On the Mechanics of a Fiber Network-Reinforced Elastic Sheet Subjected to Uniaxial Extension and Bilateral Flexure

The mechanics of an elastic sheet reinforced with fiber mesh is investigated when undergoing bilateral in-plane bending and stretching. The strain energy of FRC is formulated by accounting for the matrix strain energy contribution and the fiber network deformations of extension, flexure, and torsion, where the strain energy potential of the matrix material is characterized via the Mooney–Rivlin strain energy model and the fiber kinematics is computed via the first and second gradient of deformations. By applying the variational principle on the strain energy of FRC, the Euler–Lagrange equilibrium equations are derived and then solved numerically. The theoretical results highlight the matrix and meshwork deformations of FRC subjected to bilateral bending and stretching simultaneously, and it is found that the interaction between bilateral extension and bending manipulates the matrix and network deformation. It is theoretically observed that the transverse Lagrange strain peaks near the bilateral boundary while the longitudinal strain is intensified inside the FRC domain. The continuum model further demonstrates the bidirectional mesh network deformations in the case of plain woven, from which the extension and flexure kinematics of fiber units are illustrated to examine the effects of fiber unit deformations on the overall deformations of the fiber network.

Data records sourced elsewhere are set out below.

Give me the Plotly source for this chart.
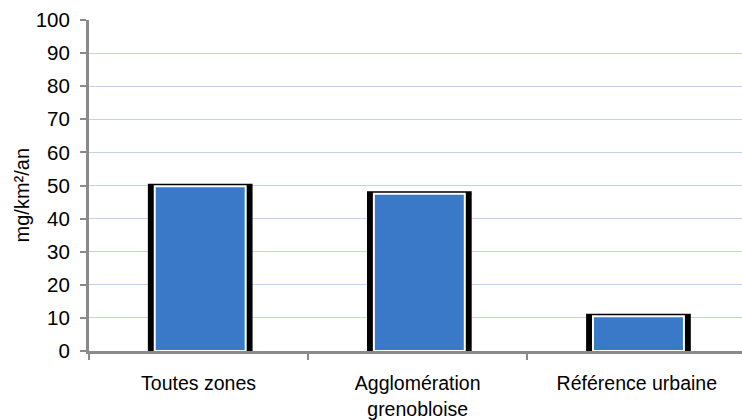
import plotly.graph_objects as go

# Flux annuels par zone (mg/km²/an)
categories = ["Toutes zones", "Agglomération<br>grenobloise", "Référence urbaine"]
values = [49.8, 47.5, 10.5]
y_ticks = [0, 10, 20, 30, 40, 50, 60, 70, 80, 90, 100]

FONT = "Liberation Sans, Arial, sans-serif"
AXIS_GREY = "#8a8a8a"

fig = go.Figure()

# Black frame drawn behind each bar
fig.add_trace(go.Bar(
    x=categories, y=values, width=0.455, offset=-0.22,
    marker=dict(color="#000000", line=dict(color="#000000", width=5)),
    hoverinfo="skip", showlegend=False,
))

# Blue bar with a white rim
fig.add_trace(go.Bar(
    x=categories, y=values, width=0.415, offset=-0.2,
    marker=dict(color="#3a78c8", line=dict(color="#ffffff", width=2)),
    showlegend=False,
))

fig.update_layout(
    width=742, height=420,
    margin=dict(l=89, r=0, t=20, b=69),
    paper_bgcolor="white", plot_bgcolor="white",
    barmode="overlay",
    font=dict(family=FONT, size=19, color="#000000"),
    xaxis=dict(
        range=[-0.5, 2.48],
        showline=True, linecolor=AXIS_GREY, linewidth=3,
        ticks="outside", tickson="boundaries", ticklen=6, tickwidth=2,
        tickcolor=AXIS_GREY, showgrid=False,
        ticklabelstandoff=13,
        tickfont=dict(family=FONT, size=19.5),
    ),
    yaxis=dict(
        range=[0, 100], tickvals=y_ticks,
        showline=True, linecolor=AXIS_GREY, linewidth=3,
        ticks="outside", ticklen=6, tickwidth=2, tickcolor=AXIS_GREY,
        showgrid=True, gridcolor="#c2d3f0", gridwidth=1,
        zeroline=False,
        ticklabelstandoff=6,
        tickfont=dict(family=FONT, size=20.5),
    ),
    annotations=[dict(
        text="mg/km²/an", textangle=-90,
        xref="paper", yref="paper", x=0, y=0.47,
        xanchor="center", yanchor="middle", xshift=-67,
        showarrow=False, font=dict(family=FONT, size=20),
    )],
)

fig.write_html("out.html")
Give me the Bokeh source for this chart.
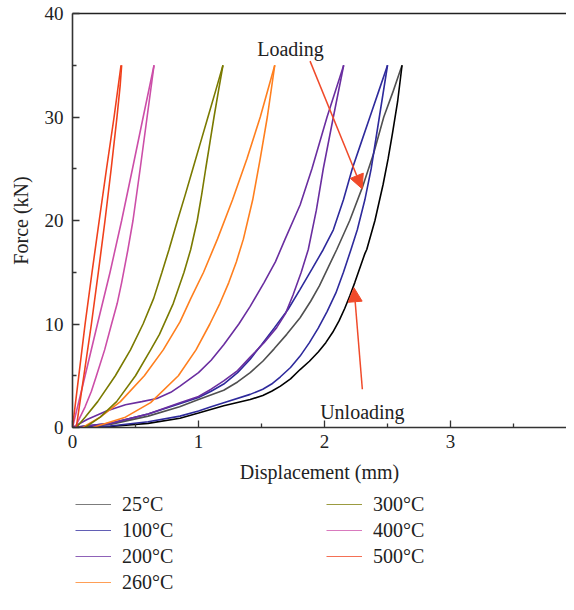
from bokeh.plotting import figure
from bokeh.layouts import column
from bokeh.models import (Range1d, LinearAxis, FixedTicker, Legend, LegendItem,
                          Arrow, NormalHead, Label)
from bokeh.embed import file_html
from bokeh.resources import INLINE

FONT = "Liberation Serif"

# ---------------- data (displacement mm, force kN) ----------------
labels = ["25°C", "100°C", "200°C", "260°C", "300°C", "400°C", "500°C"]
colors = ["#505050", "#2e2a9c", "#6a2ea0", "#ff7f1e", "#7a7a00", "#cc4ea8", "#f0401c"]
unload_colors = ["#000000", "#2e2a9c", "#6a2ea0", "#ff7f1e", "#7a7a00", "#cc4ea8", "#f0401c"]

# branch A (upper / left branch of each loop)
xa_25 = [0.0, 0.3, 0.6, 0.85, 1.0, 1.2, 1.31, 1.41, 1.51, 1.6, 1.7, 1.806, 1.89, 1.96, 2.03, 2.097, 2.2, 2.30, 2.39, 2.47, 2.545, 2.615]
ya_25 = [0.0, 0.3, 1.1, 2.0, 2.7, 3.6, 4.4, 5.3, 6.4, 7.6, 9.0, 10.6, 12.2, 13.7, 15.5, 17.2, 20.0, 23.2, 26.5, 30.0, 32.5, 35.0]
xa_100 = [0.0, 0.3, 0.6, 0.85, 1.0, 1.1, 1.2, 1.31, 1.41, 1.5, 1.6, 1.71, 1.806, 1.9, 1.99, 2.07, 2.15, 2.22, 2.29, 2.36, 2.43, 2.50]
ya_100 = [0.0, 0.4, 1.3, 2.3, 2.9, 3.5, 4.2, 5.3, 6.6, 8.0, 9.6, 11.4, 13.35, 15.3, 17.2, 19.1, 22.0, 25.0, 27.5, 30.0, 32.5, 35.0]
xa_200 = [0.0, 0.12, 0.27, 0.42, 0.55, 0.67, 0.78, 0.853, 1.0, 1.1, 1.2, 1.32, 1.41, 1.52, 1.61, 1.687, 1.806, 1.9, 2.02, 2.152]
ya_200 = [0.0, 0.8, 1.6, 2.2, 2.5, 2.8, 3.4, 4.0, 5.3, 6.5, 8.0, 10.0, 11.7, 14.0, 16.0, 18.2, 21.5, 25.0, 30.0, 35.0]
xa_260 = [0.08, 0.22, 0.38, 0.57, 0.72, 0.853, 0.94, 1.04, 1.15, 1.27, 1.385, 1.49, 1.605]
ya_260 = [0.0, 1.0, 2.5, 5.0, 7.5, 10.2, 12.5, 15.0, 18.2, 22.0, 26.0, 30.0, 35.0]
xa_300 = [0.03, 0.10, 0.20, 0.34, 0.46, 0.56, 0.645, 0.71, 0.766, 0.833, 0.895, 0.955, 1.015, 1.075, 1.135, 1.194]
ya_300 = [0.0, 1.0, 2.5, 5.0, 7.5, 10.0, 12.5, 15.0, 17.2, 20.0, 22.5, 25.0, 27.5, 30.0, 32.5, 35.0]
xa_400 = [0.0, 0.1, 0.198, 0.298, 0.39, 0.476, 0.561, 0.647]
ya_400 = [0.0, 5.0, 10.0, 15.0, 20.0, 25.0, 30.0, 35.0]
xa_500 = [0.0, 0.05, 0.1, 0.155, 0.212, 0.27, 0.33, 0.385]
ya_500 = [0.0, 5.0, 10.0, 15.0, 20.0, 25.0, 30.0, 35.0]

# branch B (lower / right branch of each loop)
xb_25 = [0.05, 0.3, 0.6, 0.853, 1.0, 1.2, 1.41, 1.51, 1.58, 1.65, 1.73, 1.806, 1.88, 1.95, 2.01, 2.065, 2.115, 2.16, 2.20, 2.24, 2.32, 2.335, 2.40, 2.465, 2.505, 2.54, 2.58, 2.615]
yb_25 = [0.0, 0.1, 0.4, 0.9, 1.4, 2.1, 2.7, 3.1, 3.5, 4.0, 4.7, 5.6, 6.4, 7.3, 8.2, 9.2, 10.3, 11.5, 12.7, 14.0, 16.8, 17.2, 20.0, 23.5, 26.0, 28.5, 31.5, 35.0]
xb_100 = [0.0, 0.3, 0.6, 0.853, 1.0, 1.1, 1.2, 1.41, 1.51, 1.58, 1.65, 1.73, 1.806, 1.88, 1.95, 2.02, 2.09, 2.15, 2.21, 2.26, 2.32, 2.37, 2.435, 2.50]
yb_100 = [0.0, 0.15, 0.55, 1.1, 1.6, 2.0, 2.4, 3.2, 3.7, 4.2, 4.9, 5.8, 6.9, 8.2, 9.6, 11.2, 13.0, 15.0, 17.2, 19.1, 22.0, 25.0, 30.0, 35.0]
xb_200 = [0.0, 0.3, 0.6, 0.853, 1.0, 1.1, 1.2, 1.31, 1.41, 1.52, 1.62, 1.69, 1.75, 1.815, 1.871, 1.935, 1.99, 2.07, 2.152]
yb_200 = [0.0, 0.4, 1.3, 2.4, 3.0, 3.7, 4.5, 5.5, 6.8, 8.2, 9.65, 11.0, 12.8, 15.0, 17.2, 21.0, 25.0, 30.0, 35.0]
xb_260 = [0.16, 0.42, 0.62, 0.84, 0.98, 1.09, 1.17, 1.24, 1.30, 1.356, 1.43, 1.49, 1.546, 1.605]
yb_260 = [0.0, 1.0, 2.4, 5.0, 7.5, 10.0, 12.0, 14.0, 16.0, 18.2, 22.0, 26.0, 30.0, 35.0]
xb_300 = [0.10, 0.22, 0.35, 0.50, 0.62, 0.69, 0.80, 0.885, 0.938, 0.99, 1.025, 1.057, 1.09, 1.123, 1.158, 1.194]
yb_300 = [0.0, 1.0, 2.5, 5.0, 7.5, 9.0, 12.0, 15.0, 17.2, 20.0, 22.5, 25.0, 27.5, 30.0, 32.5, 35.0]
xb_400 = [0.02, 0.06, 0.1, 0.15, 0.19, 0.255, 0.31, 0.355, 0.39, 0.44, 0.48, 0.537, 0.592, 0.647]
yb_400 = [0.0, 1.0, 2.0, 3.5, 5.0, 7.5, 10.0, 12.0, 14.0, 17.2, 20.0, 25.0, 30.0, 35.0]
xb_500 = [0.03, 0.09, 0.15, 0.205, 0.258, 0.307, 0.353, 0.378, 0.39]
yb_500 = [0.0, 5.0, 10.0, 15.0, 20.0, 25.0, 30.0, 33.0, 35.0]

branch_a = [(xa_25, ya_25), (xa_100, ya_100), (xa_200, ya_200), (xa_260, ya_260),
            (xa_300, ya_300), (xa_400, ya_400), (xa_500, ya_500)]
branch_b = [(xb_25, yb_25), (xb_100, yb_100), (xb_200, yb_200), (xb_260, yb_260),
            (xb_300, yb_300), (xb_400, yb_400), (xb_500, yb_500)]

x_ticks = [0, 1, 2, 3, 4]
x_minor = [0.5, 1.5, 2.5, 3.5]
y_ticks = [0, 10, 20, 30, 40]
y_minor = [5, 15, 25, 35]

# ---------------- main figure ----------------
p = figure(width=566, height=490, output_backend="svg", toolbar_location=None,
           x_range=Range1d(0, 3.92), y_range=Range1d(0, 40),
           min_border_left=72, min_border_right=0, min_border_top=13, min_border_bottom=63,
           x_axis_label="Displacement (mm)", y_axis_label="Force (kN)")
p.xgrid.visible = False
p.ygrid.visible = False
p.outline_line_color = None
p.background_fill_color = "white"
p.border_fill_color = "white"

p.xaxis.ticker = FixedTicker(ticks=x_ticks, minor_ticks=x_minor)
p.yaxis.ticker = FixedTicker(ticks=y_ticks, minor_ticks=y_minor)
for ax in (p.xaxis[0], p.yaxis[0]):
    ax.axis_line_color = "#333333"
    ax.axis_line_width = 1.6
    ax.major_tick_line_color = "#333333"
    ax.minor_tick_line_color = "#333333"
    ax.major_tick_line_width = 1.3
    ax.minor_tick_line_width = 1.3
    ax.major_tick_in = 7
    ax.major_tick_out = 0
    ax.minor_tick_in = 4
    ax.minor_tick_out = 0
    ax.major_label_text_font = FONT
    ax.major_label_text_font_size = "19px"
    ax.major_label_text_color = "#222222"
    ax.axis_label_text_font = FONT
    ax.axis_label_text_font_size = "20px"
    ax.axis_label_text_font_style = "normal"
    ax.axis_label_text_color = "#222222"
p.xaxis.major_label_standoff = 7
p.xaxis.axis_label_standoff = 10
p.yaxis.major_label_standoff = 9
p.yaxis.axis_label_standoff = 10

top_axis = LinearAxis(ticker=FixedTicker(ticks=[]), major_label_text_font_size="0px",
                      major_tick_in=0, major_tick_out=0, minor_tick_in=0, minor_tick_out=0,
                      axis_line_color="#222222", axis_line_width=1.6)
p.add_layout(top_axis, "above")

for i, lab in enumerate(labels):
    xa, ya = branch_a[i]
    xb, yb = branch_b[i]
    p.line(xa, ya, line_color=colors[i], line_width=1.6)
    p.line(xb, yb, line_color=unload_colors[i], line_width=1.6)

arrow_color = "#f04a2a"
p.add_layout(Arrow(end=NormalHead(size=14, fill_color=arrow_color, line_color=arrow_color),
                   x_start=1.885, y_start=35.4, x_end=2.298, y_end=23.07,
                   line_color=arrow_color, line_width=1.5))
p.add_layout(Arrow(end=NormalHead(size=14, fill_color=arrow_color, line_color=arrow_color),
                   x_start=2.30, y_start=3.7, x_end=2.234, y_end=13.5,
                   line_color=arrow_color, line_width=1.5))
p.add_layout(Label(x=1.73, y=36.55, text="Loading", text_font=FONT, text_font_size="20px",
                   text_color="#222222", text_align="center", text_baseline="alphabetic"))
p.add_layout(Label(x=2.30, y=1.48, text="Unloading", text_font=FONT, text_font_size="20px",
                   text_color="#222222", text_align="center", text_baseline="alphabetic"))

# ---------------- legend figure (its lines lie outside its ranges; only the legend shows) ----------------
lg = figure(width=566, height=104, output_backend="svg", toolbar_location=None,
            x_range=Range1d(10, 11), y_range=Range1d(100, 101),
            x_axis_location=None, y_axis_location=None,
            min_border_left=69, min_border_right=0, min_border_top=0, min_border_bottom=0)
lg.xgrid.visible = False
lg.ygrid.visible = False
lg.outline_line_color = None
lg.background_fill_color = "white"
lg.border_fill_color = "white"

items = []
for i, lab in enumerate(labels):
    xa, ya = branch_a[i]
    r = lg.line(xa, ya, line_color=colors[i], line_width=1.6)
    items.append(LegendItem(label=lab, renderers=[r]))

legend = Legend(items=items, location="top_left", orientation="vertical", nrows=4,
                glyph_width=36, glyph_height=1, label_height=20, label_width=201,
                label_standoff=11, spacing=3, padding=0, margin=3,
                label_text_font=FONT, label_text_font_size="20px", label_text_color="#222222",
                border_line_color=None, background_fill_alpha=0)
lg.add_layout(legend, "center")

layout = column(p, lg, spacing=0)
open("out.html", "w").write(file_html(layout, INLINE))
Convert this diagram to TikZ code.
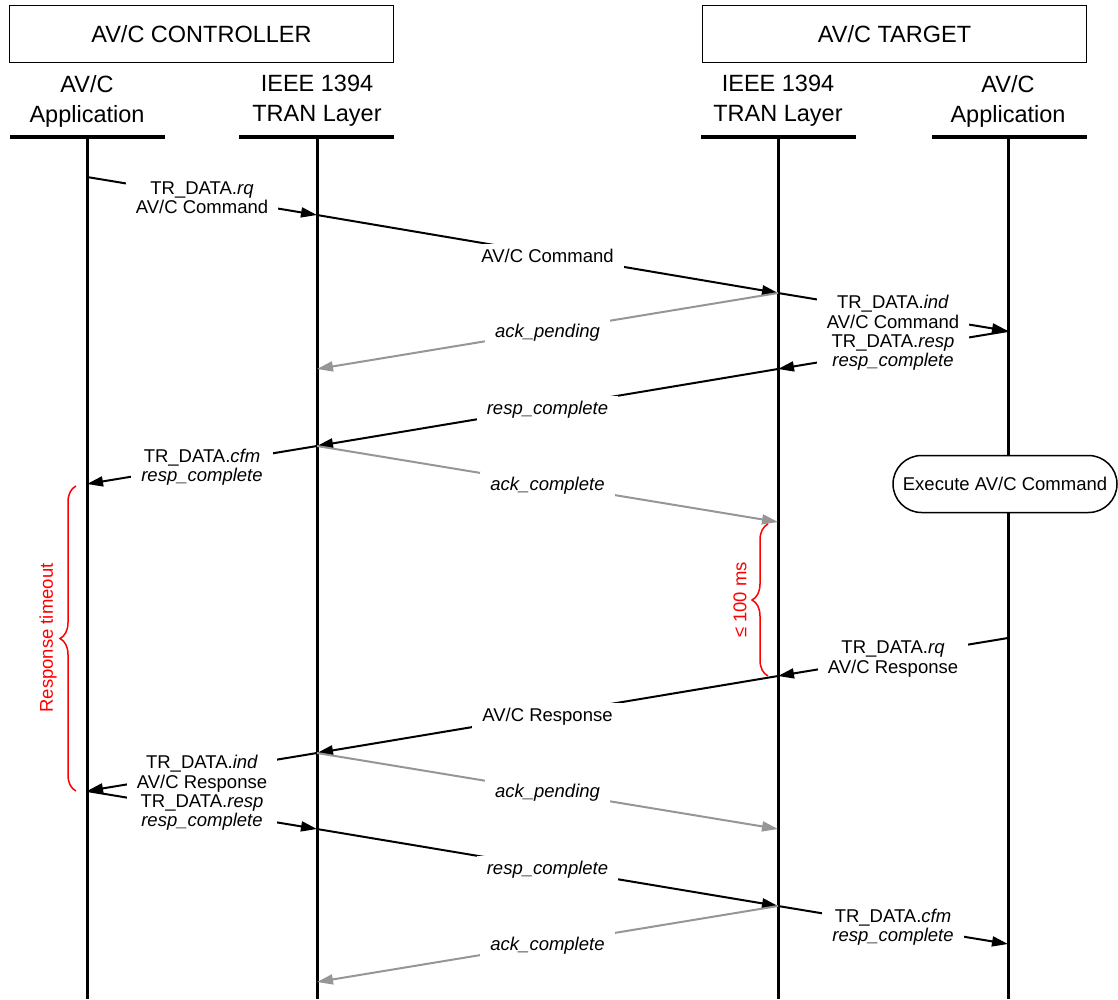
\documentclass[tikz,border=0pt]{standalone}
\usepackage{fontspec}
\setmainfont{Liberation Sans}
\usetikzlibrary{arrows.meta,decorations.pathreplacing,shapes.misc}
\definecolor{ackgray}{RGB}{150,150,150}
\definecolor{notered}{RGB}{255,0,0}

\begin{document}
\begin{tikzpicture}[x=1pt,y=-1pt,
  hdrbox/.style={draw,line width=1.5pt,minimum width=384pt,minimum height=57pt,
    inner sep=0pt,font=\fontsize{23.5}{28}\selectfont},
  colhead/.style={align=center,inner sep=0pt,font=\fontsize{23.5}{30}\selectfont},
  bar/.style={fill=black,minimum width=155pt,minimum height=3.5pt,inner sep=0pt},
  life/.style={line width=3pt},
  msg/.style={line width=2pt,-{Triangle[length=16pt,width=10pt]}},
  ack/.style={msg,color=ackgray},
  lbl/.style={fill=white,align=center,inner xsep=10pt,inner ysep=5pt,yshift=-2pt,
    font=\fontsize{18.5}{19.2}\selectfont},
  execbox/.style={rounded rectangle,draw,fill=white,line width=1.5pt,
    minimum width=224pt,minimum height=57pt,inner sep=0pt,
    font=\fontsize{18.5}{22}\selectfont},
  bracemark/.style={decorate,decoration={brace,amplitude=16pt},notered,line width=1.5pt},
  bracetxt/.style={rotate=90,text=notered,inner sep=0pt,font=\fontsize{18.5}{22}\selectfont}
]
\useasboundingbox (0,0) rectangle (1118,999);

% entity boxes
\node[hdrbox] (ctl) at (201.5,34) {AV/C CONTROLLER};
\node[hdrbox] (tgt) at (894.5,34) {AV/C TARGET};

% column headings and their bars
\node[colhead] (h1) at (87,101) {AV/C\\Application};
\node[colhead] (h2) at (317,101) {IEEE 1394\\TRAN Layer};
\node[colhead] (h3) at (778,101) {IEEE 1394\\TRAN Layer};
\node[colhead] (h4) at (1008,101) {AV/C\\Application};
\node[bar] (u1) at (87.5,137) {};
\node[bar] (u2) at (316.5,137) {};
\node[bar] (u3) at (778.5,137) {};
\node[bar] (u4) at (1009.5,137) {};

% lifelines
\coordinate (e1) at (87,999);
\coordinate (e2) at (317,999);
\coordinate (e3) at (778,999);
\coordinate (e4) at (1008,999);
\draw[life] (87,137) -- (e1);
\draw[life] (317,137) -- (e2);
\draw[life] (778,137) -- (e3);
\draw[life] (1008,137) -- (e4);

% event points on the lifelines
\coordinate (A1) at (87,177);
\coordinate (A2) at (87,484);
\coordinate (A3) at (87,791);
\coordinate (B1) at (317,215);
\coordinate (B2) at (317,369);
\coordinate (B3) at (317,446);
\coordinate (B4) at (317,753);
\coordinate (B5) at (317,829);
\coordinate (B6) at (317,982);
\coordinate (C1) at (778,293);
\coordinate (C2) at (778,369);
\coordinate (C3) at (778,522);
\coordinate (C4) at (778,676);
\coordinate (C5) at (778,829);
\coordinate (C6) at (778,906);
\coordinate (D1) at (1008,331);
\coordinate (D2) at (1008,638);
\coordinate (D3) at (1008,944);

% command exchange
\draw[msg] (A1) -- node[lbl] (m1) {TR\_DATA.\textit{rq}\\AV/C Command} (B1);
\draw[msg] (B1) -- node[lbl] (m2) {AV/C Command} (C1);
\draw[msg] (C1) -- (D1);
\draw[msg] (D1) -- (C2);
\draw[ack] (C1) -- node[lbl,text=black] (m3) {\textit{ack\_pending}} (B2);
\node[lbl] (m4) at (893,331) {TR\_DATA.\textit{ind}\\AV/C Command\\TR\_DATA.\textit{resp}\\\textit{resp\_complete}};
\draw[msg] (C2) -- node[lbl] (m5) {\textit{resp\_complete}} (B3);
\draw[msg] (B3) -- node[lbl] (m6) {TR\_DATA.\textit{cfm}\\\textit{resp\_complete}} (A2);
\draw[ack] (B3) -- node[lbl,text=black] (m7) {\textit{ack\_complete}} (C3);

\node[execbox] (exec) at (1005,484) {Execute AV/C Command};

% response exchange
\draw[msg] (D2) -- node[lbl] (m8) {TR\_DATA.\textit{rq}\\AV/C Response} (C4);
\draw[msg] (C4) -- node[lbl] (m9) {AV/C Response} (B4);
\draw[msg] (B4) -- (A3);
\draw[msg] (A3) -- (B5);
\draw[ack] (B4) -- node[lbl,text=black] (m10) {\textit{ack\_pending}} (C5);
\node[lbl] (m11) at (202,791) {TR\_DATA.\textit{ind}\\AV/C Response\\TR\_DATA.\textit{resp}\\\textit{resp\_complete}};
\draw[msg] (B5) -- node[lbl] (m12) {\textit{resp\_complete}} (C6);
\draw[msg] (C6) -- node[lbl] (m13) {TR\_DATA.\textit{cfm}\\\textit{resp\_complete}} (D3);
\draw[ack] (C6) -- node[lbl,text=black] (m14) {\textit{ack\_complete}} (B6);

% timing braces
\coordinate (rtb) at (76,791);
\coordinate (rtt) at (76,486);
\draw[bracemark] (rtb) -- (rtt);
\node[bracetxt] (rt) at (48,638) {Response timeout};
\coordinate (tmb) at (768,676);
\coordinate (tmt) at (768,524);
\draw[bracemark] (tmb) -- (tmt);
\node[bracetxt] (tm) at (740,600) {≤ 100 ms};
\end{tikzpicture}
\end{document}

To reduce the observed matrix-network dislocation in the case of plain network reinforcement, the pantographic network reinforcement is investigated, suggesting that the bilateral stretch results in the reduced intersection angle at the mesh joints in the FRC domain. For validation of the continuum model, the obtained results are cross-examined with the existing experimental results depicting the failure mode of conventional fiber-reinforced composites to demonstrate the practical utility of the proposed model.